Chinese Medicine (CM) offers several herbal medicine strategies that may be used to address PCOS. Please note that it’s important to consult with a qualified CM practitioner or healthcare provider before starting any herbal treatment, as individual cases can vary, and a personalised approach is essential for better outcomes. Also, CM works best when individual herbs are prescribed as CM formulations, they are more balanced as each herb has a specific role in the prescription.

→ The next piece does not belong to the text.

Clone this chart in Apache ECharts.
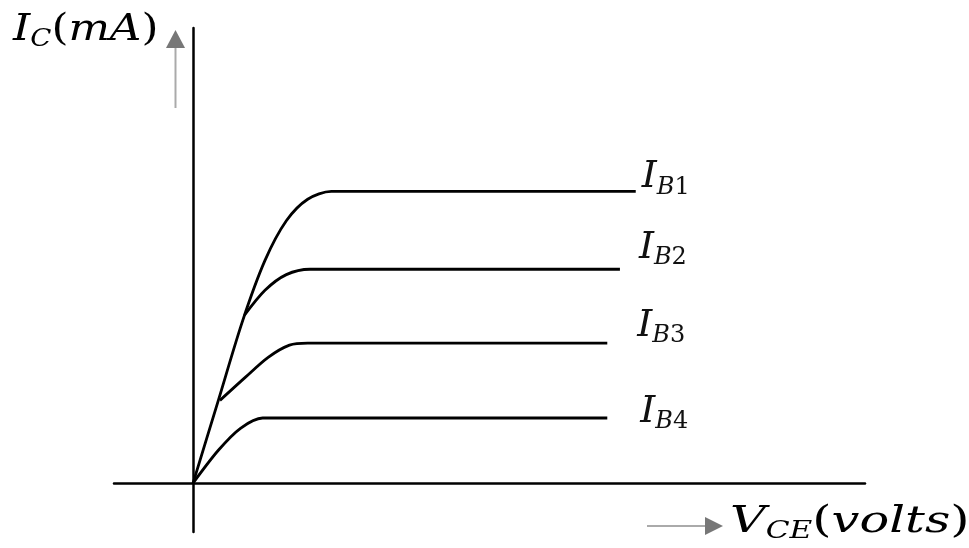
<!DOCTYPE html>
<html>
<head>
<meta charset="utf-8">
<script src="https://cdn.jsdelivr.net/npm/echarts@6/dist/echarts.min.js"></script>
<style>
  html, body { margin: 0; background: #fff; }
  #chart { width: 969px; height: 548px; }
</style>
</head>
<body>
<div id="chart"></div>
<script>
// output characteristics, points as [V_CE, I_C] (arbitrary units)
const ib1 = [[0, 0], [0.32, 1.69], [0.63, 3.33], [0.91, 4.55], [1.18, 5.36], [1.45, 5.80], [1.75, 5.96], [5.6, 5.96]];
const ib2 = [[0.65, 3.43], [0.91, 3.94], [1.18, 4.26], [1.48, 4.37], [5.4, 4.37]];
const ib3 = [[0.34, 1.69], [0.66, 2.16], [0.95, 2.57], [1.22, 2.82], [1.45, 2.86], [5.24, 2.86]];
const ib4 = [[0, 0], [0.32, 0.67], [0.60, 1.12], [0.88, 1.33], [5.24, 1.33]];
const curves = [ib1, ib2, ib3, ib4];
const subs = ['B', 'B', 'B', 'B'];
const nums = ['1', '2', '3', '4'];

// label nudges so the names sit like in the drawing
const labelOffsets = [[-2, -14], [11, -21], [22, -17], [25, -6]];

const font = 'DejaVu Serif';
const rich = {
  i: { fontFamily: font, fontStyle: 'italic', fontSize: 38, lineHeight: 44, color: '#111' },
  p: { fontFamily: font, fontSize: 38, lineHeight: 44, color: '#111' },
  s: { fontFamily: font, fontStyle: 'italic', fontSize: 24, lineHeight: 18, verticalAlign: 'bottom', color: '#111' },
  n: { fontFamily: font, fontSize: 24, lineHeight: 18, verticalAlign: 'bottom', color: '#111' }
};

const chart = echarts.init(document.getElementById('chart'));

const axisCommon = {
  type: 'value',
  axisLine: { onZero: true, lineStyle: { color: '#000', width: 2.5 } },
  axisTick: { show: false },
  axisLabel: { show: false },
  splitLine: { show: false }
};

chart.setOption({
  animation: false,
  grid: { left: 114, right: 104, top: 28, bottom: 16 },
  xAxis: Object.assign({ min: -1, max: 8.5 }, axisCommon),
  yAxis: Object.assign({ min: -1, max: 9.3 }, axisCommon),
  series: curves.map((d, k) => ({
    type: 'line',
    data: d,
    showSymbol: false,
    smooth: 0.3,
    silent: true,
    lineStyle: { color: '#000', width: 2.8 },
    endLabel: {
      show: true,
      formatter: '{i|I}{s|' + subs[k] + '}{n|' + nums[k] + '}',
      rich: rich,
      offset: labelOffsets[k]
    }
  })),
  graphic: [
    // up arrow beside I_C
    { type: 'line', shape: { x1: 175.5, y1: 108, x2: 175.5, y2: 46 }, style: { stroke: '#aaa', lineWidth: 2 } },
    { type: 'polygon', shape: { points: [[166, 48], [185, 48], [175.5, 30]] }, style: { fill: '#777' } },
    // right arrow before V_CE
    { type: 'line', shape: { x1: 647, y1: 526, x2: 706, y2: 526 }, style: { stroke: '#aaa', lineWidth: 2 } },
    { type: 'polygon', shape: { points: [[705, 517], [705, 535], [723, 526]] }, style: { fill: '#777' } },
    {
      type: 'text', x: 13, y: 30, scaleX: 1.15,
      style: { text: '{i|I}{s|C}{p|(}{i|mA}{p|)}', rich: rich, verticalAlign: 'middle' }
    },
    {
      type: 'text', x: 730, y: 522, scaleX: 1.3,
      style: { text: '{i|V}{s|CE}{p|(}{i|volts}{p|)}', rich: rich, verticalAlign: 'middle' }
    }
  ]
});
</script>
</body>
</html>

Here are some common (unspecific) Chinese herbal medicine strategies for PCOS:

Regulating Menstrual Cycle:

Chuanxiong (Ligusticum chuanxiong)

Dang Gui (Angelica sinensis)

Bai Shao (Paeonia lactiflora)

Tu Si Zi (Cuscuta chinensis)

Xiang Fu (Cyperus rotundus)

Yi Mu Cao (Leonurus heterophyllus)

Clearing Dampness and Phlegm:

Huang Bai (Phellodendron amurense)

Ze Xie (Alisma plantago-aquatica)

Fu Ling (Poria cocos)

Chen Pi (Citrus reticulata)

Ban Xia (Pinellia ternate)

Reducing Androgens:

Di Huang (Rehmannia glutinosa)

Zi Cao (Arnebia euchroma)

Shan Yao (Dioscorea opposita)

Sheng Ma (Cimicifuga foetida)

Wu Wei Zi (Schisandra chinensis)

Enhancing Insulin Sensitivity:

Huang Qi (Astragalus membranaceus)

Ku Shen (Sophora flavescens)

Shan Zha (Crataegus pinnatifida)

Improving Blood Circulation:

Hong Hua (Carthamus tinctorius)

Yan Hu Suo (Corydalis yanhusuo)

Dan Shen (Salvia miltiorrhiza)

Chuan Xiong (Ligusticum wallichii)

Stress Reduction:

Bai He (Lilium brownii)

Suan Zao Ren (Ziziphus jujuba)

Long Yan Rou (Longan fruit)

Kidney Tonic Herbs:

Shan Yao (Dioscorea opposita)

Shu Di Huang (Rehmannia glutinosa)

Lu Rong (Deer Antler Velvet)

Liver Qi Regulation:

Chai Hu (Bupleurum chinense)

Bai Shao (Paeonia lactiflora)

Xiang Fu (Cyperus rotundus)

It’s important to remember that CM treatments are highly individualised, and a CM practitioner will consider your specific symptoms, body constitution, current medication, treatment goals and overall health before prescribing any herbal remedies. Additionally, CM may be used in conjunction with dietary and lifestyle changes to effectively manage PCOS. Often acupuncture will be used to support an individual with PCOS too. It is advantageous to consult a registered and qualified Chinese medicine practitioner before starting any new treatment regimen.